UNIONS PLAN PERMANENT
WORKERS MEMORIAL

One day soon, the late Larry Bevis, an American Federation of Teachers member from Birmingham, Ala., will be remembered forever.

That’s because Bevis’ name, thanks to his union, will be one the first to be inscribed in the brickwork of the permanent Workers Memorial to be erected on the grounds of the National Labor College/George Meany Center in Silver Spring, Md.

Bevis died two years ago. His name will join those of thousands of other workers who have died on the job, starting with the Haymarket massacre by Chicago police in 1886. The names will be reminders that toiling for a living, as one speaker at the April 28 candlelit memorial ceremony said, can still be at times “dirty, dangerous…deadly.”

Bevis’ job wasn’t dirty, but it was dangerous: It cost him his life. He was a classified employee and member of AFT Local 2143 at Chalkville Elementary School and, the unionist reading his name said, “He was struck and killed by a speeding vehicle while performing duties of a school crossing guard.”

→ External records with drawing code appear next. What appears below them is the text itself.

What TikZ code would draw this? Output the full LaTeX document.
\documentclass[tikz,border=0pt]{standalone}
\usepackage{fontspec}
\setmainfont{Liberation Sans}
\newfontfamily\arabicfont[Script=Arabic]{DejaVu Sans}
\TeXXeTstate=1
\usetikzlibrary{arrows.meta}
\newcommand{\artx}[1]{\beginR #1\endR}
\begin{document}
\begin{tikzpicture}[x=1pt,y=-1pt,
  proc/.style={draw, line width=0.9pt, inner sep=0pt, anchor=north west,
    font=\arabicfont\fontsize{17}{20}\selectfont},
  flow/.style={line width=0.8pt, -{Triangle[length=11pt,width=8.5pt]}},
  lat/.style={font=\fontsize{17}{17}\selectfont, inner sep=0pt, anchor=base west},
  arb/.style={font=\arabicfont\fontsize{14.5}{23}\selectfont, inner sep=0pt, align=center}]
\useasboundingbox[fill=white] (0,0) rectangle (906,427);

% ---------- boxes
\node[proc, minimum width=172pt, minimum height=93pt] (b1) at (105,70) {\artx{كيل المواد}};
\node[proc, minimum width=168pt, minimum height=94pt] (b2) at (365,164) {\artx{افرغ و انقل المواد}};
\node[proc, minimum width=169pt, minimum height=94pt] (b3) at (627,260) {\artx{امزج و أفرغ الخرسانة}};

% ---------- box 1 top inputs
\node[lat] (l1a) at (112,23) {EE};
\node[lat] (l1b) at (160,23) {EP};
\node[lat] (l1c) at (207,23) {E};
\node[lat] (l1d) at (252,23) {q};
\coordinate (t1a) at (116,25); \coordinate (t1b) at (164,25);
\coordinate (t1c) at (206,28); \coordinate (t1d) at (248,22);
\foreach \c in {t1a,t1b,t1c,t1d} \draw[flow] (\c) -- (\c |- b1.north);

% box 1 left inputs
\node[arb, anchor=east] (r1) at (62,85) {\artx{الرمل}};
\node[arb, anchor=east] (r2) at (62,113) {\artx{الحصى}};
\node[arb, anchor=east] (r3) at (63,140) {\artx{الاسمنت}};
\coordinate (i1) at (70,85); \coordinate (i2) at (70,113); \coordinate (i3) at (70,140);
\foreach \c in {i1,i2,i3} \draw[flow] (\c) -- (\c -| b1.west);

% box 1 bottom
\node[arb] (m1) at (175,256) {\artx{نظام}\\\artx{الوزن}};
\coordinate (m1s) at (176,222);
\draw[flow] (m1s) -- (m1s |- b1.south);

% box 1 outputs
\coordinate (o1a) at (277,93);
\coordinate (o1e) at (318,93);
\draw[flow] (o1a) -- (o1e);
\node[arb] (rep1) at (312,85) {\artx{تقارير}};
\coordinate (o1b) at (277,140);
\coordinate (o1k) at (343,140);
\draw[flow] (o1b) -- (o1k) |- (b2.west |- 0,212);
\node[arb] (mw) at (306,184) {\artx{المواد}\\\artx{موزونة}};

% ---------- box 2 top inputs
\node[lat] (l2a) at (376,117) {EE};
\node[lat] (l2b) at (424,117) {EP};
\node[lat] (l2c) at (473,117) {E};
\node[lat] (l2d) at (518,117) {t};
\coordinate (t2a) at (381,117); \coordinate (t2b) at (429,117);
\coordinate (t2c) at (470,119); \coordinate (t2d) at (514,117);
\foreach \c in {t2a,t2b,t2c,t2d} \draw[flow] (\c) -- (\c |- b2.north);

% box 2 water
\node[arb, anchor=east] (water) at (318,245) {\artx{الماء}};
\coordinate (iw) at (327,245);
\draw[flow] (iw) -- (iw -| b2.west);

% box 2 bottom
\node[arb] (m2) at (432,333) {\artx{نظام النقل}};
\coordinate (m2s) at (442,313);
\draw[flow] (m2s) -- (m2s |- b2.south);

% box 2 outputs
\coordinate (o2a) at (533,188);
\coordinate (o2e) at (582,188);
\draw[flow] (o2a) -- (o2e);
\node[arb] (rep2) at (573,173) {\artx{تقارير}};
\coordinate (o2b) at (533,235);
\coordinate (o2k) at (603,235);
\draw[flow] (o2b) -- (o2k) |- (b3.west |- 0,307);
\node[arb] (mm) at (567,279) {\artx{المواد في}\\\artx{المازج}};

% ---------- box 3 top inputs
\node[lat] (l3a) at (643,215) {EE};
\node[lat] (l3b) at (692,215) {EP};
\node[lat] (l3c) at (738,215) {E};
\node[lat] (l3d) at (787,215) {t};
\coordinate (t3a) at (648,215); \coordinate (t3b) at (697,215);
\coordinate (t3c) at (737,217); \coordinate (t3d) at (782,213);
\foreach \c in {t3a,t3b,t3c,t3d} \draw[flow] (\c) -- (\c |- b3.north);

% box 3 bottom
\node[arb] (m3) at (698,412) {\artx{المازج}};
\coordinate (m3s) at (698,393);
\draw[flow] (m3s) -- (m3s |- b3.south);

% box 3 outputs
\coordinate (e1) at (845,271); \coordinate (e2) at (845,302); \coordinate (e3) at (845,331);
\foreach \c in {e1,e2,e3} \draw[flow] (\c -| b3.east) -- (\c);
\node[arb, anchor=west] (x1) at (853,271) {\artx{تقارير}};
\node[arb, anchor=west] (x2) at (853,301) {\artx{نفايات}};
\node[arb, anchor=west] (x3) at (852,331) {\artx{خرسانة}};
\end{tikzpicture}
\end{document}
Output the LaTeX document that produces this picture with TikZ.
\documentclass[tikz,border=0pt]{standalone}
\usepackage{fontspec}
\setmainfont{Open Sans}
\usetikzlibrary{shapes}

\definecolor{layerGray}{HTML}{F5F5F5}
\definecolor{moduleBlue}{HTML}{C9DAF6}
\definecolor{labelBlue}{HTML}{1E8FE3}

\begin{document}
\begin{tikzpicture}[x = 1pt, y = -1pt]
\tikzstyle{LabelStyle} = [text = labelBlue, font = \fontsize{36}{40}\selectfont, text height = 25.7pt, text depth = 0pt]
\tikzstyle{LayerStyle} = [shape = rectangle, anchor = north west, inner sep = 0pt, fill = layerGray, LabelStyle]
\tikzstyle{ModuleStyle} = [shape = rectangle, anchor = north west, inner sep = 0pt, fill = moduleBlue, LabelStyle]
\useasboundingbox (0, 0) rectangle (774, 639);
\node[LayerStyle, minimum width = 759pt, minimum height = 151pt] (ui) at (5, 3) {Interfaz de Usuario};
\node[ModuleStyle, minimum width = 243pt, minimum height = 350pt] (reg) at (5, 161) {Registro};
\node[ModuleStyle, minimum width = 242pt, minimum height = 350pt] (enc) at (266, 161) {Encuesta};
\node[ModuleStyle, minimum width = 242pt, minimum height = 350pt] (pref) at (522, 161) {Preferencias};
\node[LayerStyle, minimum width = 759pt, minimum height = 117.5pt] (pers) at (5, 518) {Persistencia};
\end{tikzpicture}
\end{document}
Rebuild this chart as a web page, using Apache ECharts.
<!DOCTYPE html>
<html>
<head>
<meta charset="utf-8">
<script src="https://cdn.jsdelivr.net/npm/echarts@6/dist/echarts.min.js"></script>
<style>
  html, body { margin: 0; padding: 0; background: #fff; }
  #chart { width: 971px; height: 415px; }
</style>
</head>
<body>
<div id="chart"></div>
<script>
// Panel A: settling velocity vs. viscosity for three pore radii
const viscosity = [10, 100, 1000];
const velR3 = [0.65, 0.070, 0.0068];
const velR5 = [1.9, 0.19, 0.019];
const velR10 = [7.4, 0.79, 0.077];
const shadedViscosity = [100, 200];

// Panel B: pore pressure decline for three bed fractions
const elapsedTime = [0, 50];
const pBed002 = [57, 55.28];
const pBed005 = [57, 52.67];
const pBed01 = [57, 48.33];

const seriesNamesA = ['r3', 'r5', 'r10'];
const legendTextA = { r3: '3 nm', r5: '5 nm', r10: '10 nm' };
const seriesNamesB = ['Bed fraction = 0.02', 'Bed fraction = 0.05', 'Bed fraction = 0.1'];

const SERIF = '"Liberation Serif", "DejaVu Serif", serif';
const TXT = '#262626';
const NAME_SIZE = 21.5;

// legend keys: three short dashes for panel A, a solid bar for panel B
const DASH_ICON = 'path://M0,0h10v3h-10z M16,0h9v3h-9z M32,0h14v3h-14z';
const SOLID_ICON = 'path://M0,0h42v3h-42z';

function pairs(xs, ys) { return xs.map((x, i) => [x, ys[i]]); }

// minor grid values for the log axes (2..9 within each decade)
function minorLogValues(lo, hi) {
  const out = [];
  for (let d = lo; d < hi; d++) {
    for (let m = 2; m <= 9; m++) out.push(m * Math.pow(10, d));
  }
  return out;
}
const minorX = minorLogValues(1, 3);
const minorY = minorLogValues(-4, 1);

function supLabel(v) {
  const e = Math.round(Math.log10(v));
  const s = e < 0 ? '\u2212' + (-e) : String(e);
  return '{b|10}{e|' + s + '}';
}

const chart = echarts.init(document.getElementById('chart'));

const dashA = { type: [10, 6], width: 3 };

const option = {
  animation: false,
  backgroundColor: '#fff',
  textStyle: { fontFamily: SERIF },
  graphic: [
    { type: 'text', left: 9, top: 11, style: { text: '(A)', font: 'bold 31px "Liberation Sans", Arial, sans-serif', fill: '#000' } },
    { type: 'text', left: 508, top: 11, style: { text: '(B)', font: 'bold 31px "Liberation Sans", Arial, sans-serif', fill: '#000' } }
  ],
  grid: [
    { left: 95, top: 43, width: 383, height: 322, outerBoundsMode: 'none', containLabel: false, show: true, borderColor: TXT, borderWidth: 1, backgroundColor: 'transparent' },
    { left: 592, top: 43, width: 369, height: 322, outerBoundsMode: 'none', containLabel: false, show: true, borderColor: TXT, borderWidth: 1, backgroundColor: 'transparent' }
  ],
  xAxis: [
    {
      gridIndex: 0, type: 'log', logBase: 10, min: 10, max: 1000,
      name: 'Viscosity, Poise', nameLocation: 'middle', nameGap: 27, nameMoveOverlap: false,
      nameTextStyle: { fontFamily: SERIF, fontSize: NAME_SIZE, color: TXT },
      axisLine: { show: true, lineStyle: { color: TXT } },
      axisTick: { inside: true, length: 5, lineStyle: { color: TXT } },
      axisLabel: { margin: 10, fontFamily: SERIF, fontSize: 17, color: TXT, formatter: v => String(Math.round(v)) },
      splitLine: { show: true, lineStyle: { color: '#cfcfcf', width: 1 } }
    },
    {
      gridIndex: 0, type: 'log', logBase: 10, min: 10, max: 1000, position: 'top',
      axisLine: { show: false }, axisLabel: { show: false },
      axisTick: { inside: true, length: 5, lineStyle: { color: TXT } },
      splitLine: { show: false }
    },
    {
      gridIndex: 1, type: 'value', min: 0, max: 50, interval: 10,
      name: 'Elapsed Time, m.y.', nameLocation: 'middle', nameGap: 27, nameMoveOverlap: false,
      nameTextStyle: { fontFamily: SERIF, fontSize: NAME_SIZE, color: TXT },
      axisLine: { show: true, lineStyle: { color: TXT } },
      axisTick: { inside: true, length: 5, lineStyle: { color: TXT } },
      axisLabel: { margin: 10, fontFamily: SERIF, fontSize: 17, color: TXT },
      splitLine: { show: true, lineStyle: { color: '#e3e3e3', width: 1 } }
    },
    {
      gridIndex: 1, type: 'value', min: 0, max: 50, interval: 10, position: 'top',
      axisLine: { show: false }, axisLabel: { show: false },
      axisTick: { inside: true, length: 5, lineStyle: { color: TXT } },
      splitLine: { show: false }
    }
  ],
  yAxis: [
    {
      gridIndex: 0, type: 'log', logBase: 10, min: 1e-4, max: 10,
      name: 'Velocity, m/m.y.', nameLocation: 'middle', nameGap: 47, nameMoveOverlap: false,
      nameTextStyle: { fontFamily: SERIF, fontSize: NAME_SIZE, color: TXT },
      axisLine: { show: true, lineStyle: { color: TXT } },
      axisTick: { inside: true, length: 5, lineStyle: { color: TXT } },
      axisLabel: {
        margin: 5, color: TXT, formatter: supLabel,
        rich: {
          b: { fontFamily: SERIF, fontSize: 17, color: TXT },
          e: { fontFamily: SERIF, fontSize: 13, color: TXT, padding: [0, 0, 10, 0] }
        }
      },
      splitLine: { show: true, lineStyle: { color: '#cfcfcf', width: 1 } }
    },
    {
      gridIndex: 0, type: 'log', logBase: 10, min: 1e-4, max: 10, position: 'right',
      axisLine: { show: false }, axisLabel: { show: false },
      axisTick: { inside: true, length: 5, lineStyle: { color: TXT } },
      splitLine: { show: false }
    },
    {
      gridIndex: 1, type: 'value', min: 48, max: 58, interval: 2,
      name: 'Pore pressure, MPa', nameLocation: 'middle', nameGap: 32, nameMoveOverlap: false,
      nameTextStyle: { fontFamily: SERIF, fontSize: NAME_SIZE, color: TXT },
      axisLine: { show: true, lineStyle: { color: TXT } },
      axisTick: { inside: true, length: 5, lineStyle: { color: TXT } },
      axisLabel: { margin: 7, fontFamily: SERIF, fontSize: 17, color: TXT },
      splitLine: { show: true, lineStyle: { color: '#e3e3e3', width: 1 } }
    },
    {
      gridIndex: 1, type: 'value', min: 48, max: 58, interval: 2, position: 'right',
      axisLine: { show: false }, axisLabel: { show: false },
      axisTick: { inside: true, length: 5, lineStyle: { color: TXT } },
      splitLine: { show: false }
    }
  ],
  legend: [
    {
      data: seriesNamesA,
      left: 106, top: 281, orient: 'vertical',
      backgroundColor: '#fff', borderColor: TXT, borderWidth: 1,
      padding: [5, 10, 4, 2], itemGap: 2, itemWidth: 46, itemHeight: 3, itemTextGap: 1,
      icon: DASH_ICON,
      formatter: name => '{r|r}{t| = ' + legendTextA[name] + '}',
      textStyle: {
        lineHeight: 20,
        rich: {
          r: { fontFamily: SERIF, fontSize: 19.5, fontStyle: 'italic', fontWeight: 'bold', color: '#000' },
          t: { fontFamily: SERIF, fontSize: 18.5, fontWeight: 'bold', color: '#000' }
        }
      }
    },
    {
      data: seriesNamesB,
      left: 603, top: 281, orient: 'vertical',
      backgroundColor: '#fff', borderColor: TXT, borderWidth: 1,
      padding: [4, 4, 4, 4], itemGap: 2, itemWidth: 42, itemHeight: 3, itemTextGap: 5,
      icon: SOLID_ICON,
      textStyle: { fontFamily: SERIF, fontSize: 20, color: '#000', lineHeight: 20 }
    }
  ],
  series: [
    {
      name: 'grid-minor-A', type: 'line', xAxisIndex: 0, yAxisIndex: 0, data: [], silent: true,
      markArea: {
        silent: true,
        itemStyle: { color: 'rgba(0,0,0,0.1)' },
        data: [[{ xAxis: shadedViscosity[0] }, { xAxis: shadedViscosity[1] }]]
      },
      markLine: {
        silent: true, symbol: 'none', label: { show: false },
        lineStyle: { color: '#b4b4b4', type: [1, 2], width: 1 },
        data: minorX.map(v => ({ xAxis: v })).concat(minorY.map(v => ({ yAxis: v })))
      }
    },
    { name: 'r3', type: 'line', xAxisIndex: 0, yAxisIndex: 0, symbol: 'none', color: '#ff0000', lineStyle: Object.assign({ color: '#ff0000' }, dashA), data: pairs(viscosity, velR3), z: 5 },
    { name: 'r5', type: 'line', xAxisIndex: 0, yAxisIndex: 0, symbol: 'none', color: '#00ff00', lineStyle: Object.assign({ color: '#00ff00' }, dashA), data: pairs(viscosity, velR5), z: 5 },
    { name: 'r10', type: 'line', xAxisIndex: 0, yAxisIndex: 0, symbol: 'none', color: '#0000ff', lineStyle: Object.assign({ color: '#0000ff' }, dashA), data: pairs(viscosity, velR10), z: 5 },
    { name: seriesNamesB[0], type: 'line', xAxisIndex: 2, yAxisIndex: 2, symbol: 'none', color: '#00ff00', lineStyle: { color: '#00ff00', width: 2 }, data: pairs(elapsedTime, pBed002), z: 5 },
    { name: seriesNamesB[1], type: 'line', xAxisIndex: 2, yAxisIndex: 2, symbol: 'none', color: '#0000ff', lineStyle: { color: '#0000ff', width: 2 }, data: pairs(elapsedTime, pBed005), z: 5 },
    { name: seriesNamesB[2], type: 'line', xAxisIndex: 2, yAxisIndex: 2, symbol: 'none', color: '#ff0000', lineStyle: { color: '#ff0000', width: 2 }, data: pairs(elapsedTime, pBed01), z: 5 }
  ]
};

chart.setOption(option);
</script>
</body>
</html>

Bevis’ name and story was one of dozens read at this week’s groundbreaking for the memorial, which was forced indoors by heavy rain. Others included the Haymarket workers--including those wrongly convicted--Operating Engineers, Electrical Workers, Elevator Constructors, Communications Workers, Steel Workers and Mine Workers. CWA Safety and Health Director Dave LaGrande reminded the crowd of the 9/11 victims, including one unnamed Newspaper Guild member, who died when the terrorists destroyed the World Trade Center.

All of them and more will be honored by the memorial, to be financed by union and individual contributions. It will feature individual bricks honoring individual workers who died on the jobs and benches from the unions that honor groups of workers.

The reading of the names and how they died came on the 19th annual Workers Memorial Day, commemorating the enactment of the Occupational Safety and Health Act. Unions held similar observances in cities from coast to coast. The ceremonies honored the 5,840 workers killed on the job in 2006--the latest year for which data are available--and tens of thousands who were injured.

But the D.C. ceremony was not just reading names and lighting candles. It took its cue from the late Mary Harris “Mother” Jones, the famed pro-worker organizer and agitator who lived nearby: “Pray for the dead and fight like hell for the living!”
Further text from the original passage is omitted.